Katherine's new water treatment plant will not be operational until next year.
The timeline on the construction of the $15 million plant, designed to clean all PFAS contamination from the town's drinking water, was again pushed back today.
It means residents will have to adhere to strict water restrictions again particularly during the crucial months at the end of the dry season for the fourth year in a row.
Katherine Times was today invited to the Morris Road plant to see construction work had begun on the plant.
Power and Water's senior water and waste water engineer Skefos Tsoukalis said the work was "moving ahead at breakneck speed".
He said the plant was now expected to be operational in the first quarter of 2021.
Earlier plans to start the plant in stages have been abandoned.
Mr Tsoukalis said it was more important "to get it right".
It is not the first delay, residents were initially told the plant would be ready by the end of 2019.
Power and Water officials earlier in the year told Katherine Times their earlier projections for the finish of the project were "overly optimistic".
The delays have been blamed on the world-first technology needed to remove the PFAS chemicals which were first identified as contaminating the town's drinking water almost four years ago.
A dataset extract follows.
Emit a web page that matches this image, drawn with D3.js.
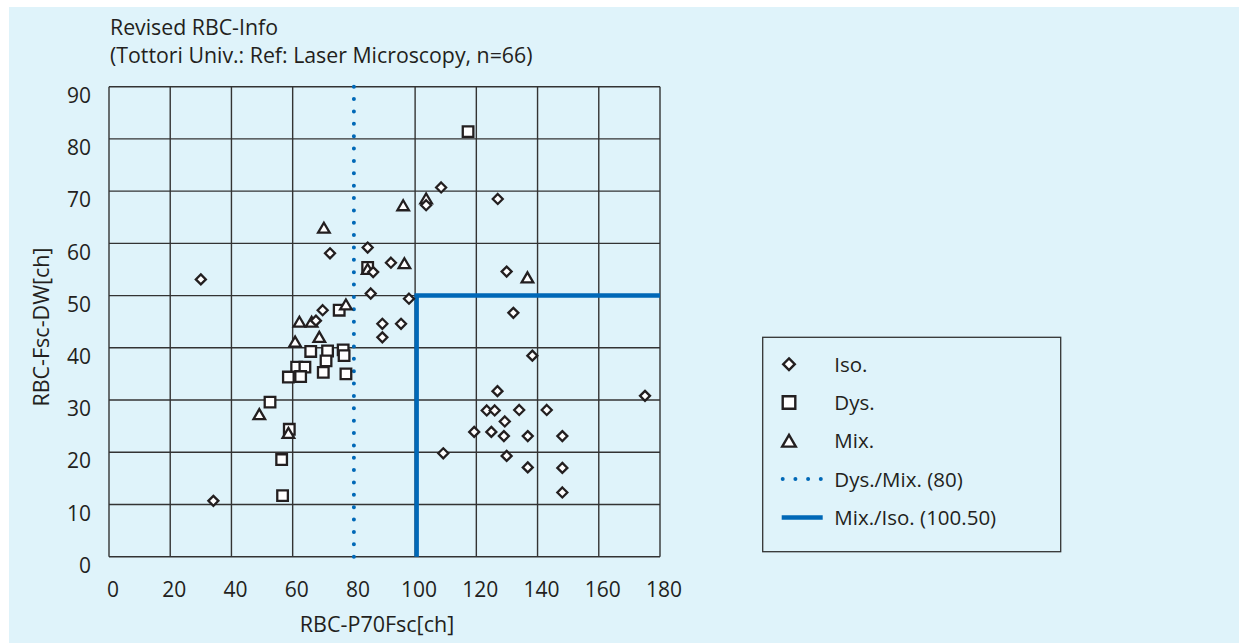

PFAS was contained in firefighting foams used in training at the Tindal RAAF Base which continue to leach off the base and into the groundwater which flows directly under Katherine and into the river.
There is no other community the size of Katherine anywhere else in Australia which has been impacted by the PFAS crisis in this way.
Katherine remains the only Australian town to be forced onto water restrictions because of PFAS and the Government says those restrictions will likely stay even when the new plant is producing some of the best quality drinking water anywhere in Australia.
Some of the key pieces of the plant, which is being paid for by Defence, are a series of 21 carbon steel pressure vessels which have been shipped from the US.
Mr Tsoukalis said most of those pieces, the tanks and the resin, were now on site.
He said a number of key contracts should be decided in the next few weeks.
The American-made plant uses a resin to trap the PFAS for removal and later disposal, most often through incineration.
The plant is designed around three series of tanks, or "trains" as they are called by water engineers.
Each train can remove PFAS from five megalitres of water every day.
The plant is designed to produced 10 megalitres of super clean water for Katherine each day, with the third train of five megalitres, as an added redundancy to allow for maintenance on the other trains.
The plant uses the same ECT2 technology being used in the emergency plant rushed to Katherine in August 2017 which treats just one megalitre of water a day.
Today Power and Water said the pilot PFAS water treatment plant had successfully treated over one billion litres of groundwater from the two contaminated bores which are used to supplement Katherine River supplies.
"To continue providing safe drinking water for Katherine residents is a huge responsibility for Power and Water," Mr Tsoukalis said.
"It has been a very difficult and challenging few years for everyone while we came to terms with the PFAS contamination issue and how it could be managed. It hasn't been an easy road for the community."
The Katherine community was praised for being supportive of the compulsory conservation measures introduced to help protect the water supply.
Under these measures, demand was reduced by 20 per cent, about two million litres per day.
"We need to keep working together to be water smart to maintain a safe drinking water supply," Mr Tsoukalis said.
"Katherine residents have become great water efficiency champions, demonstrating tremendous responsibility in valuing this precious resource - thank you for your support and patience, and sharing this obligation to help keep water use down.
"While it's been a long journey, we can be confident in the long-term solution for Katherine with proven technology and that's a great achievement."
The new treatment plant is due to be fully commissioned early next year.
There are two similar one megalitre plants already in operation at the Tindal RAAF Base trying to reduce the amount of PFAS still leaking off the base into the aquifer.
It is expected those plants will have to pump away from many years to make an appreciable difference given the size of the acquifer.
The Katherine water treatment plant is being paid for by the Defence Department which has admitted causing the contamination.